Toronto Star

Tunisia gunman trained in Libya with museum attackers

- BOUAZZA BEN BOUAZZA THE ASSOCIATED PRESS

TUNIS, TUNISIA — The young college student who killed 38 tourists in a Tunisian seaside resort was in a jihadist training camp in Libya at the same time as the two attackers who hit the national museum in March, a security official said Tuesday.

The revelation confirms repeated fears that the strong presence of the Islamic State group in Tunisia’s chaotic neighbour is a direct threat to the country.

“It has been confirmed that the attacker trained in Libya with weapons at the same period as the Bardo attackers,” said Rafik Chelli, the secretary of state for the Interior Ministry. “He crossed the borders secretly.”

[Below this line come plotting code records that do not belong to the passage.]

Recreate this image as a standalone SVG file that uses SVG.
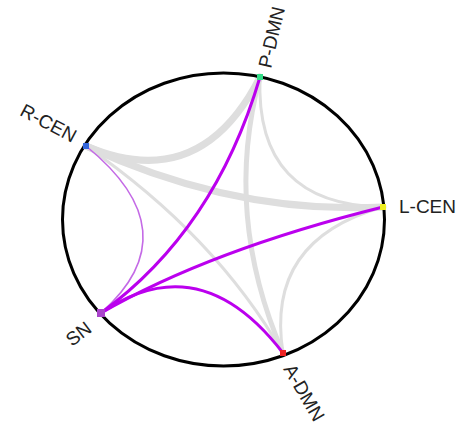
<svg xmlns="http://www.w3.org/2000/svg" width="462" height="432" viewBox="0 0 462 432">
<style>
.g{fill:none;stroke:#dedede;stroke-linecap:round}
.p{fill:none;stroke:#bb00ee;stroke-width:3;stroke-linecap:round}
.pt{fill:none;stroke:#c46ae6;stroke-width:1.6}
.lbl{font-family:"Liberation Sans",Arial,sans-serif;font-size:19px;fill:#222222}
</style>
<rect width="462" height="432" fill="#ffffff"/>
<g id="connectors">
<path class="g" stroke-width="7" d="M86,146 Q200,195 260,77"/>
<path class="g" stroke-width="7" d="M86,146 Q235,215 383,207"/>
<path class="g" stroke-width="3" d="M260,77 Q255,205 383,207"/>
<path class="g" stroke-width="5" d="M260,77 Q223,215 283,353"/>
<path class="g" stroke-width="3" d="M86,146 Q215,235 283,353"/>
<path class="g" stroke-width="3" d="M383,207 Q265,240 283,353"/>
<path class="pt" d="M101,313 Q192,232 86,146"/>
<path class="p" d="M101,313 Q215,230 260,77"/>
<path class="p" d="M101,313 Q210,250 383,207"/>
<path class="p" d="M101,313 Q200,245 283,353"/>
</g>
<ellipse cx="223.5" cy="219.5" rx="161" ry="146.5" fill="none" stroke="#000" stroke-width="3"/>
<g id="P-DMN">
<rect x="257" y="74" width="6" height="6" fill="#33dd88"/>
<text class="lbl" transform="translate(271,69) rotate(-77)">P-DMN</text>
</g>
<g id="R-CEN">
<rect x="83" y="143" width="6" height="6" fill="#3366dd"/>
<text class="lbl" text-anchor="end" transform="translate(72,143) rotate(28)">R-CEN</text>
</g>
<g id="L-CEN">
<rect x="380" y="204" width="6" height="6" fill="#eeee22"/>
<text class="lbl" x="399" y="213">L-CEN</text>
</g>
<g id="SN">
<rect x="97" y="309" width="8" height="8" fill="#aa44cc"/>
<text class="lbl" text-anchor="end" transform="translate(93,331) rotate(-37)">SN</text>
</g>
<g id="A-DMN">
<rect x="280" y="350" width="6" height="6" fill="#ee2222"/>
<text class="lbl" transform="translate(283,369) rotate(60)">A-DMN</text>
</g>
</svg>
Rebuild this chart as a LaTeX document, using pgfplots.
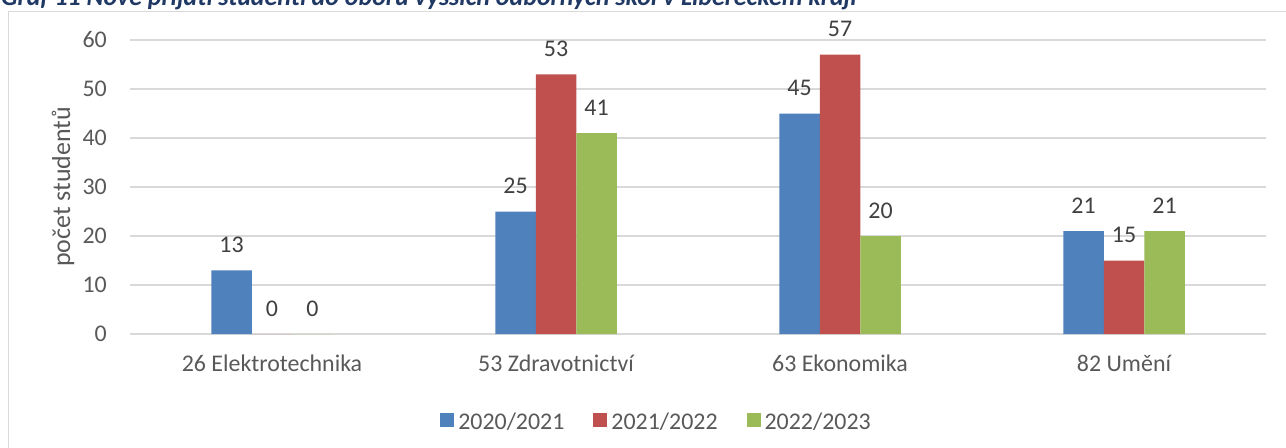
\documentclass[border=0pt]{standalone}
\usepackage{fontspec}
\setmainfont{Carlito}
\usepackage{pgfplots}
\pgfplotsset{compat=1.18}
\definecolor{barblue}{HTML}{4F81BD}
\definecolor{barred}{HTML}{C0504D}
\definecolor{bargreen}{HTML}{9BBB59}
\definecolor{gridgray}{HTML}{D9D9D9}
\definecolor{textgray}{HTML}{595959}
\definecolor{labelgray}{HTML}{404040}
\definecolor{titleblue}{HTML}{1F3864}
\newcommand{\chartfont}{\fontsize{24}{29}\selectfont}
\begin{document}
\begin{tikzpicture}
\useasboundingbox (0,0) rectangle (1286bp,-448bp);
\clip (0,0) rectangle (1286bp,-448bp);
\fill[white] (0,0) rectangle (1286bp,-448bp);
\draw[gridgray, line width=1.5bp] (8.5bp,-500bp) -- (8.5bp,-11.5bp) -- (1300bp,-11.5bp);
\node[anchor=base west, inner sep=0, text=titleblue, font=\fontsize{26}{31}\selectfont\bfseries\itshape] at (1bp,-5bp) {Graf 11 Nově přijatí studenti do oborů vyšších odborných škol v Libereckém kraji};
\node[rotate=90, anchor=base, inner sep=0, text=textgray, font=\fontsize{26}{31}\selectfont] at (70bp,-187bp) {počet studentů};
\begin{axis}[
  at={(130bp,-334bp)}, anchor=south west,
  scale only axis, width=1136bp, height=294bp,
  clip=false,
  ybar=0pt, bar width=40.5bp,
  ymin=0, ymax=60, ytick={0,10,...,60},
  xmin=-0.5, xmax=3.5, xtick={0,1,2,3},
  xticklabels={26 Elektrotechnika, 53 Zdravotnictví, 63 Ekonomika, 82 Umění},
  axis line style={draw=none},
  major tick length=0pt,
  ymajorgrids, grid style={gridgray, line width=1.3bp},
  tick label style={font=\chartfont, text=textgray},
  yticklabel style={anchor=east, inner sep=0pt, xshift=-23bp},
  xticklabel style={anchor=base, inner sep=0pt, yshift=-37bp},
  /pgf/number format/assume math mode=true,
  nodes near coords,
  every node near coord/.append style={font=\chartfont, text=labelgray, anchor=base, inner sep=0pt, yshift=18bp},
  legend columns=3,
  legend style={at={(0.4635,-0.2993)}, anchor=center, draw=none, fill=none, font=\chartfont, text=textgray,
    /tikz/every odd column/.append style={column sep=2bp},
    /tikz/every even column/.append style={column sep=27bp}},
  legend image code/.code={\path[#1, draw=none] (0bp,-4.5bp) rectangle (14bp,9.5bp);},
]
\addplot[fill=barblue, draw=none] coordinates {(0,13) (1,25) (2,45) (3,21)};
\addplot[fill=barred, draw=none] coordinates {(0,0) (1,53) (2,57) (3,15)};
\addplot[fill=bargreen, draw=none] coordinates {(0,0) (1,41) (2,20) (3,21)};
\legend{2020/2021, 2021/2022, 2022/2023}
\end{axis}
\end{tikzpicture}
\end{document}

Chelli said the 24-year-old master’s student in electrical engineerin­g left his studies at Kairouan University and went to the western Libyan town of Sabratha in January, which is when the two young men that carried out the museum attack were there. Sabratha, also the site of famed Roman ruins, is known to contain training camps for jihadists. The March attack on the museum killed 22 people, mostly tourists, and there have been repeated criticisms of the Tunisian government for not doing more to prevent another attack on visiting foreigners.

President Beji Caid Essebsi revealed Tuesday that heightened security measures had been scheduled to be put in place just days after the attack on the resort in Sousse. “It is not a perfect system — it is true we were surprised by this affair,” he told Europe 1 radio.

Tunisia’s vital tourism sector suffered a staggering blow from the attack last week. At least 21 of the victims are British, according to the latest figures from British Prime Minister David Cameron, though that number is expected to rise.